**Written exercise:** Each line of the listing must be transcribed exactly, except for the images, which should be excluded.

**Information shown:**
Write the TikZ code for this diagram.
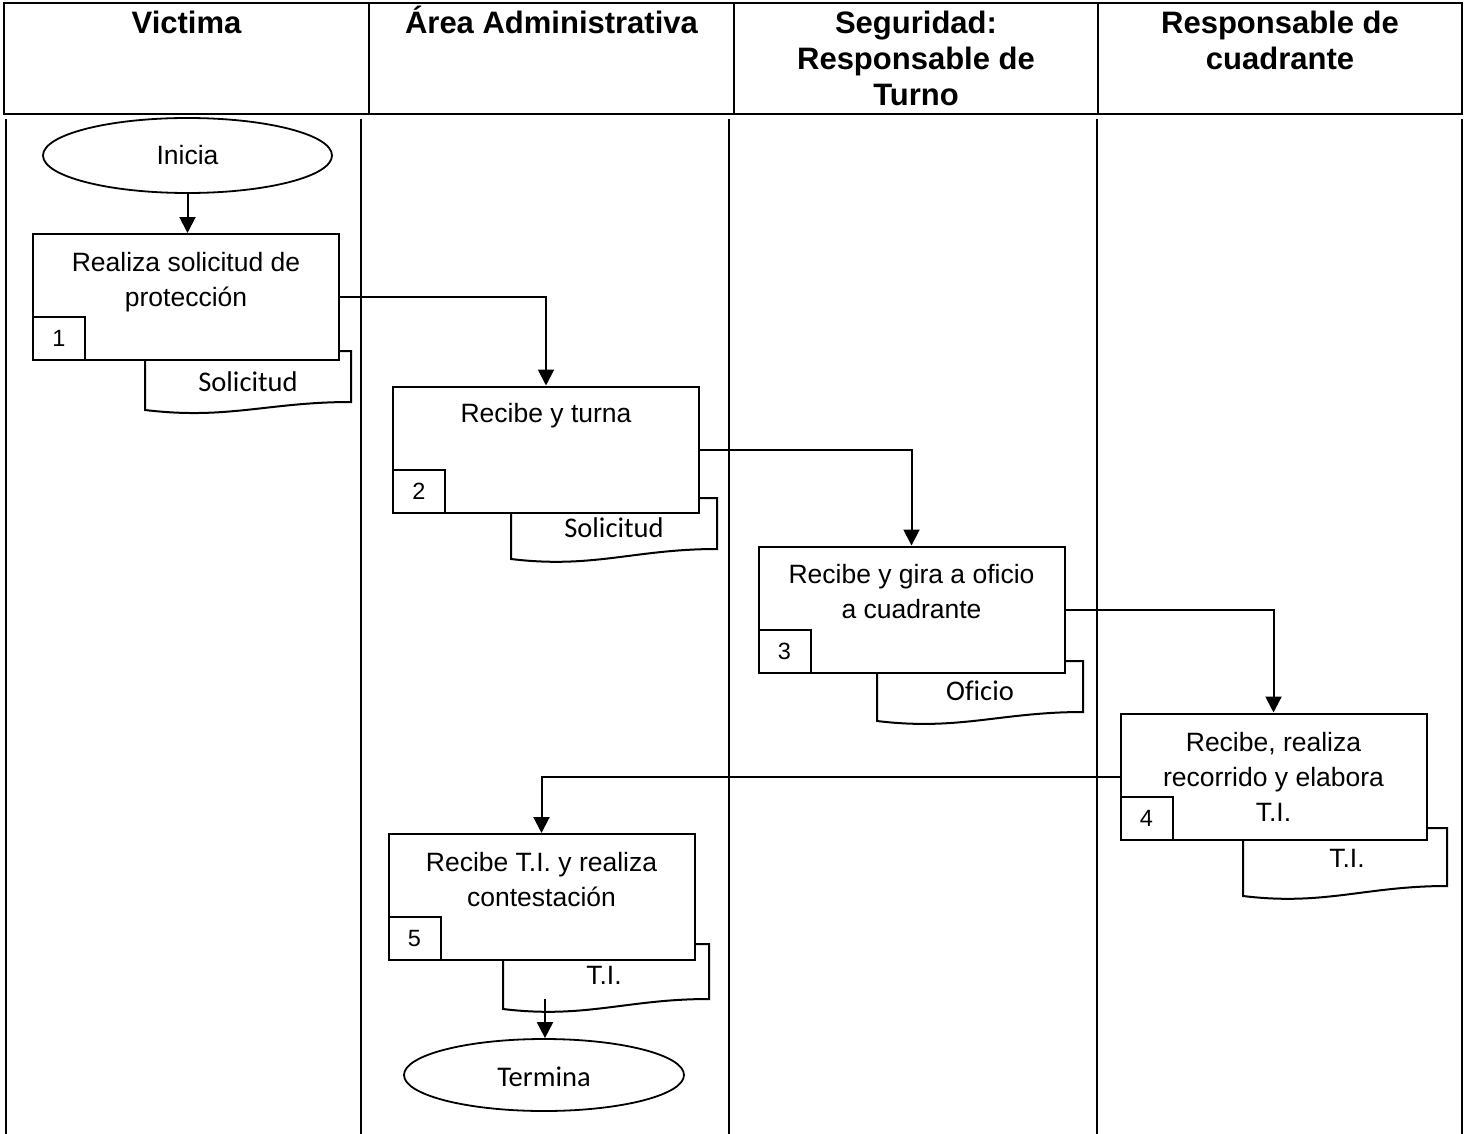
\documentclass[tikz,border=0pt]{standalone}
\usepackage{fontspec}
\setmainfont{Liberation Sans}[Ligatures=NoCommon]
\newfontfamily\calib{Carlito}[Ligatures=NoCommon]
\usetikzlibrary{shapes.geometric,arrows.meta}
\begin{document}
\begin{tikzpicture}[x=1pt,y=-1pt,
  hdr/.style={font=\fontsize{31}{36}\selectfont\bfseries, inner sep=0pt, anchor=base},
  lanes/.style={line width=2pt},
  proc/.style={draw, line width=2pt, fill=white, minimum width=306pt, minimum height=126pt, inner sep=0pt},
  numbox/.style={draw, line width=2pt, fill=white, minimum width=52pt, minimum height=43pt, inner sep=0pt, font=\fontsize{23.5}{26}\selectfont},
  ptxt/.style={font=\fontsize{26.5}{35}\selectfont, align=center, inner sep=0pt},
  docshape/.style={draw, line width=2pt, fill=white},
  dtxc/.style={font=\calib\fontsize{28.5}{34}\selectfont, inner sep=0pt},
  dtxa/.style={font=\fontsize{26.5}{34}\selectfont, inner sep=0pt},
  termshape/.style={draw, ellipse, line width=1.8pt, inner sep=0pt},
  arr/.style={line width=2pt, -{Triangle[length=16pt,width=16pt]}},
]
\useasboundingbox (0,0) rectangle (1466,1134);
% header
\draw[line width=2.8pt] (4,3) rectangle (1462,114);
\draw[line width=2.5pt] (369,3) -- (369,114) (734,3) -- (734,114) (1098,3) -- (1098,114);
\node[hdr] (h1) at (186.5,34) {Victima};
\node[hdr] (h2) at (551.5,34) {Área Administrativa};
\node[hdr] (h3a) at (916,34) {Seguridad:};
\node[hdr] (h3b) at (916,70) {Responsable de};
\node[hdr] (h3c) at (916,106) {Turno};
\node[hdr] (h4a) at (1280,34) {Responsable de};
\node[hdr] (h4b) at (1280,70) {cuadrante};
% lanes
\draw[lanes] (6,119) -- (6,1134) (361,119) -- (361,1134) (729,119) -- (729,1134) (1097,119) -- (1097,1134) (1462,119) -- (1462,1134);

% start
\node[termshape, minimum width=289pt, minimum height=75pt] (ini) at (187.5,155.5) {};
\node[ptxt] (initxt) at (187.5,155.5) {Inicia};

% step 1
\draw[docshape] (145,351) -- (351,351) -- (351,402) .. controls (268.6,402) and (227.4,420) .. (145,410) -- cycle;
\node[dtxc] (d1txt) at (248,382) {Solicitud};
\node[proc] (b1) at (186,297) {};
\node[numbox, anchor=south west] (n1) at (b1.south west) {1};
\node[ptxt] (t1) at (186,282) {Realiza solicitud de\\protección};

% step 2
\draw[docshape] (511,498) -- (717,498) -- (717,549) .. controls (634.6,549) and (593.4,569) .. (511,559) -- cycle;
\node[dtxc] (d2txt) at (614,528) {Solicitud};
\node[proc] (b2) at (546,449.5) {};
\node[numbox, anchor=south west] (n2) at (b2.south west) {2};
\node[ptxt] (t2) at (546,416) {Recibe y turna};

% step 3
\draw[docshape] (877,661) -- (1083,661) -- (1083,712) .. controls (1000.6,712) and (959.4,731) .. (877,721) -- cycle;
\node[dtxc] (d3txt) at (980,691) {Oficio};
\node[proc] (b3) at (911.5,609.5) {};
\node[numbox, anchor=south west] (n3) at (b3.south west) {3};
\node[ptxt] (t3) at (911.5,592) {Recibe y gira a oficio\\a cuadrante};

% step 4
\draw[docshape] (1243,828) -- (1447,828) -- (1447,886) .. controls (1365.4,886) and (1324.6,906) .. (1243,896) -- cycle;
\node[dtxa] (d4txt) at (1347,858) {T.I.};
\node[proc] (b4) at (1273.5,776.5) {};
\node[numbox, anchor=south west] (n4) at (b4.south west) {4};
\node[ptxt] (t4) at (1273.5,777) {Recibe, realiza\\recorrido y elabora\\T.I.};

% step 5
\draw[docshape] (503,944) -- (709,944) -- (709,999) .. controls (626.6,999) and (585.4,1019) .. (503,1009) -- cycle;
\node[dtxa] (d5txt) at (604,975) {T.I.};
\node[proc] (b5) at (541.5,897) {};
\node[numbox, anchor=south west] (n5) at (b5.south west) {5};
\node[ptxt] (t5) at (541.5,880) {Recibe T.I. y realiza\\contestación};
\coordinate (d5out) at (545,999);

% end
\node[termshape, minimum width=280pt, minimum height=72pt] (fin) at (544,1075) {};
\node[dtxc] (fintxt) at (544,1077) {Termina};

% connectors
\draw[arr] (ini.south) -- (ini.south |- b1.north);
\draw[arr] (b1.east) -| (b2.north);
\draw[arr] (b2.east) -| (b3.north);
\draw[arr] (b3.east) -| (b4.north);
\draw[arr] (b4.west) -| (b5.north);
\draw[arr] (d5out) -- (d5out |- fin.north);
\end{tikzpicture}
\end{document}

**Reply:**
Write the TikZ code for this diagram.
\documentclass[tikz,border=0pt]{standalone}
\usepackage{fontspec}
\setmainfont{Liberation Sans}[Ligatures=NoCommon]
\newfontfamily\calib{Carlito}[Ligatures=NoCommon]
\usetikzlibrary{shapes.geometric,arrows.meta}
\begin{document}
\begin{tikzpicture}[x=1pt,y=-1pt,
  hdr/.style={font=\fontsize{31}{36}\selectfont\bfseries, inner sep=0pt, anchor=base},
  lanes/.style={line width=2pt},
  proc/.style={draw, line width=2pt, fill=white, minimum width=306pt, minimum height=126pt, inner sep=0pt},
  numbox/.style={draw, line width=2pt, fill=white, minimum width=52pt, minimum height=43pt, inner sep=0pt, font=\fontsize{23.5}{26}\selectfont},
  ptxt/.style={font=\fontsize{26.5}{35}\selectfont, align=center, inner sep=0pt},
  docshape/.style={draw, line width=2pt, fill=white},
  dtxc/.style={font=\calib\fontsize{28.5}{34}\selectfont, inner sep=0pt},
  dtxa/.style={font=\fontsize{26.5}{34}\selectfont, inner sep=0pt},
  termshape/.style={draw, ellipse, line width=1.8pt, inner sep=0pt},
  arr/.style={line width=2pt, -{Triangle[length=16pt,width=16pt]}},
]
\useasboundingbox (0,0) rectangle (1466,1134);
% header
\draw[line width=2.8pt] (4,3) rectangle (1462,114);
\draw[line width=2.5pt] (369,3) -- (369,114) (734,3) -- (734,114) (1098,3) -- (1098,114);
\node[hdr] (h1) at (186.5,34) {Victima};
\node[hdr] (h2) at (551.5,34) {Área Administrativa};
\node[hdr] (h3a) at (916,34) {Seguridad:};
\node[hdr] (h3b) at (916,70) {Responsable de};
\node[hdr] (h3c) at (916,106) {Turno};
\node[hdr] (h4a) at (1280,34) {Responsable de};
\node[hdr] (h4b) at (1280,70) {cuadrante};
% lanes
\draw[lanes] (6,119) -- (6,1134) (361,119) -- (361,1134) (729,119) -- (729,1134) (1097,119) -- (1097,1134) (1462,119) -- (1462,1134);

% start
\node[termshape, minimum width=289pt, minimum height=75pt] (ini) at (187.5,155.5) {};
\node[ptxt] (initxt) at (187.5,155.5) {Inicia};

% step 1
\draw[docshape] (145,351) -- (351,351) -- (351,402) .. controls (268.6,402) and (227.4,420) .. (145,410) -- cycle;
\node[dtxc] (d1txt) at (248,382) {Solicitud};
\node[proc] (b1) at (186,297) {};
\node[numbox, anchor=south west] (n1) at (b1.south west) {1};
\node[ptxt] (t1) at (186,282) {Realiza solicitud de\\protección};

% step 2
\draw[docshape] (511,498) -- (717,498) -- (717,549) .. controls (634.6,549) and (593.4,569) .. (511,559) -- cycle;
\node[dtxc] (d2txt) at (614,528) {Solicitud};
\node[proc] (b2) at (546,449.5) {};
\node[numbox, anchor=south west] (n2) at (b2.south west) {2};
\node[ptxt] (t2) at (546,416) {Recibe y turna};

% step 3
\draw[docshape] (877,661) -- (1083,661) -- (1083,712) .. controls (1000.6,712) and (959.4,731) .. (877,721) -- cycle;
\node[dtxc] (d3txt) at (980,691) {Oficio};
\node[proc] (b3) at (911.5,609.5) {};
\node[numbox, anchor=south west] (n3) at (b3.south west) {3};
\node[ptxt] (t3) at (911.5,592) {Recibe y gira a oficio\\a cuadrante};

% step 4
\draw[docshape] (1243,828) -- (1447,828) -- (1447,886) .. controls (1365.4,886) and (1324.6,906) .. (1243,896) -- cycle;
\node[dtxa] (d4txt) at (1347,858) {T.I.};
\node[proc] (b4) at (1273.5,776.5) {};
\node[numbox, anchor=south west] (n4) at (b4.south west) {4};
\node[ptxt] (t4) at (1273.5,777) {Recibe, realiza\\recorrido y elabora\\T.I.};

% step 5
\draw[docshape] (503,944) -- (709,944) -- (709,999) .. controls (626.6,999) and (585.4,1019) .. (503,1009) -- cycle;
\node[dtxa] (d5txt) at (604,975) {T.I.};
\node[proc] (b5) at (541.5,897) {};
\node[numbox, anchor=south west] (n5) at (b5.south west) {5};
\node[ptxt] (t5) at (541.5,880) {Recibe T.I. y realiza\\contestación};
\coordinate (d5out) at (545,999);

% end
\node[termshape, minimum width=280pt, minimum height=72pt] (fin) at (544,1075) {};
\node[dtxc] (fintxt) at (544,1077) {Termina};

% connectors
\draw[arr] (ini.south) -- (ini.south |- b1.north);
\draw[arr] (b1.east) -| (b2.north);
\draw[arr] (b2.east) -| (b3.north);
\draw[arr] (b3.east) -| (b4.north);
\draw[arr] (b4.west) -| (b5.north);
\draw[arr] (d5out) -- (d5out |- fin.north);
\end{tikzpicture}
\end{document}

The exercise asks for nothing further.